В апреле 1908 года (41-й год Мэйдзи) Исикава в третий раз приехал в Токио, чтобы попытать счастья на литературном поприще. Заботы о семье он предоставил Миядзаки, оставшемуся в Хакодатэ. Поначалу он планировал пожить у супругов Ёсано, но увидев, что они и сами стеснены в средствах, отказался от этой мысли. Он поселился в доходном доме Сэкисинкан вместе с Киндайти Кёскэ, который к тому времени закончил Токийский императорский университет и устроился преподавателем. Когда Исикава спросил, можно ли ему немного пожить у Киндайти, тот ответил:

“Да, конечно, само собой. Хорошо, что у меня тут восемь татами: когда потеплеет, можно будет одно подстилать, укрываться другим ― вот и постели для обоих. У меня есть стул и письменный стол, так что если я займу низкий столик, тебе достанутся стол и стул, а если письменный стол потребуется мне, ты можешь сидеть за низким столиком, так что всё в порядке.”
(Киндайти Кёскэ, “Рассказ о жизни с Такубоку”)

Они собирались поселиться в одной комнате, но стоило им оказаться вместе, и они никак не могли наговориться. Работать так было невозможно, и Такубоку переехал в другую комнату доходного дома. О том времени он пишет в дневнике так:

“Такой человек, как Киндайти-кун, один на всём свете. Не может существовать ещё кого-то такого же доброго, такого же чистого и такого же родного для меня. Однажды мне пришло в голову, что будь он женщиной, я наверняка влюбился бы.”

После переезда в Сэкисинкан записи в дневнике стали ещё веселее. По приглашению Ёсано Тэккана он был принят в поэтический кружок Мори Огая и свёл знакомство с Китахарой Хакусю и Ёсии Исаму. Он отважно пытался писать прозу и вёл долгие разговоры с Киндайти, когда тот по вечерам возвращался с работы. Однако рукописи никто не хотел брать, хозяин дома настойчиво требовал плату за жильё, и Исикава почувствовал себя настолько загнанным в угол, что даже задумался о смерти. Именно Киндайти помог ему в тот период. Он продал все свои книги, чтобы Исикава мог заплатить за квартиру, и сам подыскал ему новое жилище.

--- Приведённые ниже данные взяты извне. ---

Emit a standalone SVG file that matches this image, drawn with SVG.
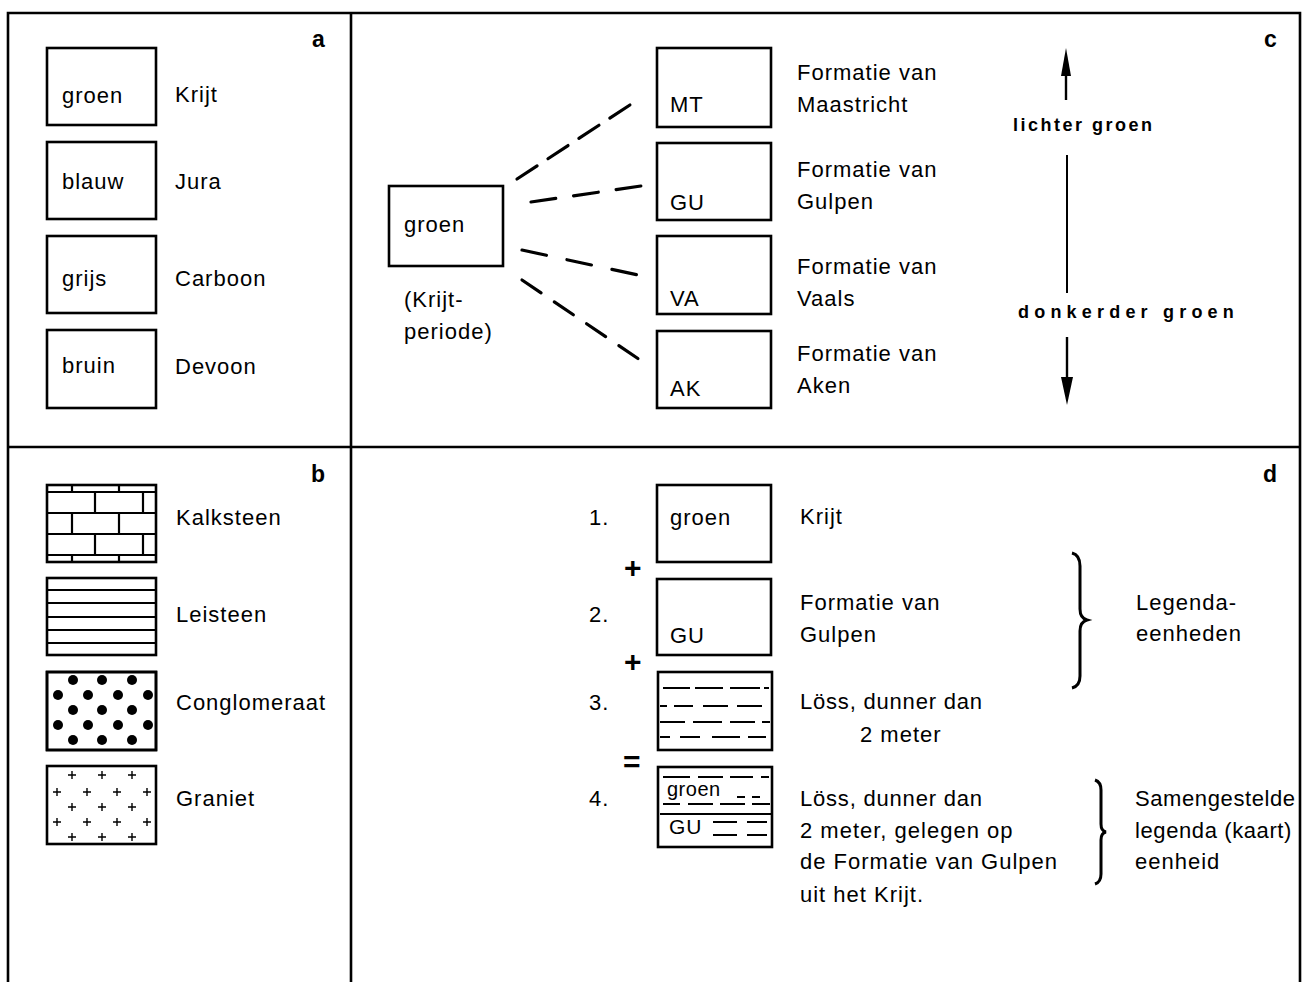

Я неловко улыбнулся и сказал ему, что если я умру, то буду защищать его. Только так я мог выразить все свои чувства!”, ― вспоминал об этом Такубоку.

В день, когда он переехал в другой доходный дом, Гайхэйкан, они заснули вместе, в одной комнате, расстелив постели рядом. С того времени домом для Такубоку стала комната в три с половиной татами, которую он называл “Дырой на третьем этаже”.

Журнал “Утренняя звезда” в итоге прекратил своё существование. Такубоку вместе с другими поэтами “новой школы” начал издавать журнал “Плеяды”. В это время произошёл случай, который рассердил Киндайти до белого каления. Загнанный в своих исканиях в угол, Такубоку задумал написать рассказ “Нужда”, где собирался описать свои взаимоотношения с Киндайти. С последнего был списан один из главных героев, Огата.

Огата, литератор, которому едва исполнилось двадцать восемь, был добрым человеком, не способным сказать другу не единого худого слова. Его часто упрекали в том, что ему не хватает мужественности, и он не особо радовался этому. Однако он и вправду был добрым, мягким, покладистым и серьёзным молодым человеком, которого ценили старшие товарищи; но даже прислуга в доходном доме, заходившая к нему несколько раз, уверяла, что у него голос и тот похож на женский. Видя, что многие из его друзей отпустили усы, он тайком купил в аптеке средство для роста волос и исправно мазал им лицо утром и вечером.

Проблема была как раз в средстве для роста волос. Судя по всему, Киндайти было стыдно, что его секрет оказался раскрыт. В итоге рассказ так и остался недописанным.

Но одной литературой прокормиться невозможно. Такубоку отправил главному редактору газеты “Асахи” автобиографию и выпуск “Плеяд” и наконец-то получил работу. Он получил должность корректора в газете.

Дневник, написанный латиницей, и давление весны

Спустя год после приезда в Токио Исикава наконец нашёл работу. Без всяких сомнений, он осознавал, что избежал необходимости искать, чем кормить семью, но свободного времени у него теперь почти не осталось.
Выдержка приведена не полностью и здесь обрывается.